Trump administration officials emphasized that Abrego Garcia, who was sent to a notorious gang prison in El Salvador, was a citizen of that country and that the U.S. has no say in his future. And Bukele, who has been a vital partner for the Trump administration in its deportation efforts, said ''of course" he would not release him back to U.S. soil.
''The question is preposterous. How can I smuggle a terrorist into the United States?'' Bukele, seated alongside Trump, told reporters in the Oval Office Monday. ''I don't have the power to return him to the United States."
Should El Salvador want to return Abrego Garcia, the U.S. would ''facilitate it, meaning provide a plane,'' Attorney General Pam Bondi said.
But ''first and foremost, he was illegally in our country, and he had been illegally in our country,'' she said. ''That's up to El Salvador if they want to return him. That's not up to us.''
In a court filing Monday evening, Joseph Mazzara, the acting general counsel for the Department of Homeland Security, said it ''does not have authority to forcibly extract'' Abrego Garcia from El Salvador because he is ''in the domestic custody of a foreign sovereign nation.''
Mazarra also argued that Abergo Garcia is ''no longer eligible for withholding of removal'' because the U.S. designated MS-13 as a foreign terror organization.

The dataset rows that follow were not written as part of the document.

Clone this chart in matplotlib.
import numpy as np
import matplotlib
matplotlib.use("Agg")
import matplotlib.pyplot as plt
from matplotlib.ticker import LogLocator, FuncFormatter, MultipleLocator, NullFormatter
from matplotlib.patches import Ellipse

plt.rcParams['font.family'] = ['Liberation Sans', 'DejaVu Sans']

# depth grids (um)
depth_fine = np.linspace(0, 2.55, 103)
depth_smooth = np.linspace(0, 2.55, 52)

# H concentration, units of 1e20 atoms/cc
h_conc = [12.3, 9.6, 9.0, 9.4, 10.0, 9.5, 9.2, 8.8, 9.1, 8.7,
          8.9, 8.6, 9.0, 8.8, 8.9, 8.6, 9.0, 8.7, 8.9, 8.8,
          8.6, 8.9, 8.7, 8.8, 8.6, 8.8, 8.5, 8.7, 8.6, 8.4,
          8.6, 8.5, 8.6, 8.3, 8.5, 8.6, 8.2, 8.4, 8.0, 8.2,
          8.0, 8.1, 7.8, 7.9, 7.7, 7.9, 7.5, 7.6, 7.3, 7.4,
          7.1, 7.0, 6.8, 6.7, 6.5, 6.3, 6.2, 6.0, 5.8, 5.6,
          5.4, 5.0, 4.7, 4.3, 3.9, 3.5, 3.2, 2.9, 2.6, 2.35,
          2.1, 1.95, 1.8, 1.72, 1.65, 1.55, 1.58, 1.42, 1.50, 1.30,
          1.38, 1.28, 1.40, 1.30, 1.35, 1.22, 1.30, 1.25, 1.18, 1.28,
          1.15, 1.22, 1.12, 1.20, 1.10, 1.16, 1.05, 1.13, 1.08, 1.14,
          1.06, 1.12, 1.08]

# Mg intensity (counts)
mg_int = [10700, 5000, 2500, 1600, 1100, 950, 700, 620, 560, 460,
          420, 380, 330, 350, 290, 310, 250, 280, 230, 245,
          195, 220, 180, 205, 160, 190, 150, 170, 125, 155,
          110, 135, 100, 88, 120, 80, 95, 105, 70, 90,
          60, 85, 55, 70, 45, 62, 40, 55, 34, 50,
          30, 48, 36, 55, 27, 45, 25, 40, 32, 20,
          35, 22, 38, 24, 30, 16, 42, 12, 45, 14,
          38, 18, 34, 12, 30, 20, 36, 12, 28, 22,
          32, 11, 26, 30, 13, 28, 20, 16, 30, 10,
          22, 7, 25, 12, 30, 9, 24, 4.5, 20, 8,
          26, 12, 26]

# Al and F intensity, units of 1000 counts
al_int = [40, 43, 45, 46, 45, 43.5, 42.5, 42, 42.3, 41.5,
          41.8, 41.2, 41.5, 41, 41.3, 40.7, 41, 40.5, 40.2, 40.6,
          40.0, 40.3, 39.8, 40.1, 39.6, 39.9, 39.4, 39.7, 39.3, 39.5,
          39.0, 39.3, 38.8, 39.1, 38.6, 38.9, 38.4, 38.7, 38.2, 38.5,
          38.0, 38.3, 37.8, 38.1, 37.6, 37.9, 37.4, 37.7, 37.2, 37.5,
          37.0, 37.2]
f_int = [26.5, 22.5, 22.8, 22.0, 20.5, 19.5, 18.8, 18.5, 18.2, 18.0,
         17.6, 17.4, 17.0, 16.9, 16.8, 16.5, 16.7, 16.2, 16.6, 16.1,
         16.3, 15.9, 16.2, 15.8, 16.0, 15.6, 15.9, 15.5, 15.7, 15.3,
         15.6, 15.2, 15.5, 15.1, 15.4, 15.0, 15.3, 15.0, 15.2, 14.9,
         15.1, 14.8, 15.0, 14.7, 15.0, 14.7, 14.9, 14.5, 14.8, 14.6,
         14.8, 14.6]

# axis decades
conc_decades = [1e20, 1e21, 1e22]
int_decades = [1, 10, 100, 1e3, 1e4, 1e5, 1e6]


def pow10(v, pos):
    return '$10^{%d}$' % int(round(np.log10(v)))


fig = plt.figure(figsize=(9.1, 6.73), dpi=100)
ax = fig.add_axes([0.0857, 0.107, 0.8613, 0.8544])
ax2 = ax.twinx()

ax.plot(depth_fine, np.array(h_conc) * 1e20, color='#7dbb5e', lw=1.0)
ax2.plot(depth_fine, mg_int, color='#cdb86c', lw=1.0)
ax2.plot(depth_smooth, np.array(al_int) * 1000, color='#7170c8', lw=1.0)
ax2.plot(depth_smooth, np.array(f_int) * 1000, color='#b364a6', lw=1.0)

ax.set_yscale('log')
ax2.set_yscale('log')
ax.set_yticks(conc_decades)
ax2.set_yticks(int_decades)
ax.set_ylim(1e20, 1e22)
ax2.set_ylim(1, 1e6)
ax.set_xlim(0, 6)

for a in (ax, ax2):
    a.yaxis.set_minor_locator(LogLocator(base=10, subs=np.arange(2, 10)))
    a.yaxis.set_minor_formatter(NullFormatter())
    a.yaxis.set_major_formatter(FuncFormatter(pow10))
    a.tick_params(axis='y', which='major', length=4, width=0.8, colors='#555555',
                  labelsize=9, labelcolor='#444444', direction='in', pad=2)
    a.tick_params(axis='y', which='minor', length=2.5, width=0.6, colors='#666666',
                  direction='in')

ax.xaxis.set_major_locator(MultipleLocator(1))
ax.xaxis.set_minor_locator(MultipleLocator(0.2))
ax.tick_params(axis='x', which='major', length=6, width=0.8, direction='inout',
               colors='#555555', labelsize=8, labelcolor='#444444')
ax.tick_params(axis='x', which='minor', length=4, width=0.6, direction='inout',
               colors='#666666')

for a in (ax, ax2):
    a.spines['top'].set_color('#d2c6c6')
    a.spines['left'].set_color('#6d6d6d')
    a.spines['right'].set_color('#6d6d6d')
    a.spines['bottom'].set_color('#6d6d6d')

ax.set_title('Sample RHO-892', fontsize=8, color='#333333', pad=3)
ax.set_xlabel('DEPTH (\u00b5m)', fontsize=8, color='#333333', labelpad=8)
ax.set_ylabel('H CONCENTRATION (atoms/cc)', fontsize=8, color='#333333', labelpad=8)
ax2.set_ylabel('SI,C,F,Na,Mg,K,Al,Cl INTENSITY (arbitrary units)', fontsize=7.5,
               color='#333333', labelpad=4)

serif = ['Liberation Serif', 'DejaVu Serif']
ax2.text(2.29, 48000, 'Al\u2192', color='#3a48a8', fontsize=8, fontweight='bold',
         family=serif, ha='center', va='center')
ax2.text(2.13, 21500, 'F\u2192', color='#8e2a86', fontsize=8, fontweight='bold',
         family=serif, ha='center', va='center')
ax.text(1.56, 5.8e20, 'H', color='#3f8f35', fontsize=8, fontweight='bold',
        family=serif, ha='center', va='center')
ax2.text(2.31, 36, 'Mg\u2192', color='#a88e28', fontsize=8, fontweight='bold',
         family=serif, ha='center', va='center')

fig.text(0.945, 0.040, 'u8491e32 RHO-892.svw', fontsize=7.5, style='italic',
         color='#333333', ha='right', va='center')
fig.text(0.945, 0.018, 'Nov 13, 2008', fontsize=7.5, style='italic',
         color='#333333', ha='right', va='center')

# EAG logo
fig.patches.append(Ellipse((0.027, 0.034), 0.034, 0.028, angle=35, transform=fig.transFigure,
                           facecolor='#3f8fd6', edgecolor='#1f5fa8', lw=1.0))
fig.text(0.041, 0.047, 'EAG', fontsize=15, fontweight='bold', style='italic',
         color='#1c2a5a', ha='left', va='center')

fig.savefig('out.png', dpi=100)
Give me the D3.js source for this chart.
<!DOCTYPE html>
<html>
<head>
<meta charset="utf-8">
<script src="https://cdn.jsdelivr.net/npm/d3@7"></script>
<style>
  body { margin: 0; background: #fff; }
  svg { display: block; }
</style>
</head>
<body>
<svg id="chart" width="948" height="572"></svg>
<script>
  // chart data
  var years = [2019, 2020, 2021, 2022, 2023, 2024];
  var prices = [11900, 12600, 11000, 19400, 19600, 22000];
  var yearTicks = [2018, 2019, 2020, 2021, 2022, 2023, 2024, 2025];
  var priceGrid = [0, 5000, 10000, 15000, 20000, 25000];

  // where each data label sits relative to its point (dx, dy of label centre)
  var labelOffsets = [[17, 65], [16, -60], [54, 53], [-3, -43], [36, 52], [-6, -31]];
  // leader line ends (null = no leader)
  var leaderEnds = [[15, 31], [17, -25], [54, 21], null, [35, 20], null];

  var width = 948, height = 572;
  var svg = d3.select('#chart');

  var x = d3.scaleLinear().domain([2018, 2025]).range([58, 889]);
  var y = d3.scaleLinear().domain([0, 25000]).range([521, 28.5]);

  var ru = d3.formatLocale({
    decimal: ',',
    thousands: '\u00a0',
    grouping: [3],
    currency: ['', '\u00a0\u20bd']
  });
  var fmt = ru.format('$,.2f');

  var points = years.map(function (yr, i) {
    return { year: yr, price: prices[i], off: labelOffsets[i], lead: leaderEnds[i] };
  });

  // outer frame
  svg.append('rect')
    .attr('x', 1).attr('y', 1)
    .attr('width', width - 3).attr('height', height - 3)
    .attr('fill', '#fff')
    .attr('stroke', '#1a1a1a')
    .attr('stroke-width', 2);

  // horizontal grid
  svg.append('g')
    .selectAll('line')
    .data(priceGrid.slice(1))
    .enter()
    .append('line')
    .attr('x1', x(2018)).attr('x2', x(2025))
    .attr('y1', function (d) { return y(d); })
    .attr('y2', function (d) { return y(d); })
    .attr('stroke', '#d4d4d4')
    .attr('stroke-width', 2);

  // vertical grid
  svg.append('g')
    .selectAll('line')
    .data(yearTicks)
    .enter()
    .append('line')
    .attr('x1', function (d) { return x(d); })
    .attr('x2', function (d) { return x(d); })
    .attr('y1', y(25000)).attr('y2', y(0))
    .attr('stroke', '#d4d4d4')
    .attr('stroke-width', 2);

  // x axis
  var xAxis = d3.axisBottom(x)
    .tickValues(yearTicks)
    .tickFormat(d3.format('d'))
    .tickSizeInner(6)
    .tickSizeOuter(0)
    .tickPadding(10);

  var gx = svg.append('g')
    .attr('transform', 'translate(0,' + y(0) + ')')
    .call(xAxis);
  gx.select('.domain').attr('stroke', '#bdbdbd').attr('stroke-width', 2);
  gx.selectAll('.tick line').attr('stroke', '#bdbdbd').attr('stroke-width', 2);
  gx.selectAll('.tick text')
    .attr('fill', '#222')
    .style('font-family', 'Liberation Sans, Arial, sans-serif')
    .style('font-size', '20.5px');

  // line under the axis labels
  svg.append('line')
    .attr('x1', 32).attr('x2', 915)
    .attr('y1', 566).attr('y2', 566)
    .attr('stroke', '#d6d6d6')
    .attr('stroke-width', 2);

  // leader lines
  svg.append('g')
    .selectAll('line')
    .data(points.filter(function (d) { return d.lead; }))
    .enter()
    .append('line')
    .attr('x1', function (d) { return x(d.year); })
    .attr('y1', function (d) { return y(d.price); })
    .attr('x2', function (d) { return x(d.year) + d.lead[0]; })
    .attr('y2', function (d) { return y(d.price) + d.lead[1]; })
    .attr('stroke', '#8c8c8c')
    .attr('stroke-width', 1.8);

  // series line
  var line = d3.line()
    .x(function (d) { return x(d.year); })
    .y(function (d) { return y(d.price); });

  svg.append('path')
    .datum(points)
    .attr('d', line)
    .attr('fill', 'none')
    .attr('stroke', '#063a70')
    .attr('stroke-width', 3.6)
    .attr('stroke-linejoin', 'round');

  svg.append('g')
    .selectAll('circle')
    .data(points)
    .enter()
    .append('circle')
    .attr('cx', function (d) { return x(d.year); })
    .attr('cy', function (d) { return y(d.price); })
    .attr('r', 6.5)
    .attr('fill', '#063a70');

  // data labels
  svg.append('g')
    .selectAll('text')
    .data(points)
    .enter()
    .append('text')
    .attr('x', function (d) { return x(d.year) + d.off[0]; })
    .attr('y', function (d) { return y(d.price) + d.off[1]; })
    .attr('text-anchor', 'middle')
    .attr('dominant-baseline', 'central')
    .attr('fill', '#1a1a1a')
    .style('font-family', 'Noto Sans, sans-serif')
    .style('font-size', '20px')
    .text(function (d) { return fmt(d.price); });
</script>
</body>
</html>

Abergo Garcia's attorneys say the government has provided no evidence that he was affiliated with MS-13 or any other gang.
The refusal of both countries to allow the return of Abrego Garcia, who had an immigration court order preventing his deportation over fears of gang persecution, is intensifying the battle over the Maryland resident's future. It has also played out in contentious court filings, with repeated refusals from the government to tell a judge what it plans to do, if anything, to repatriate him.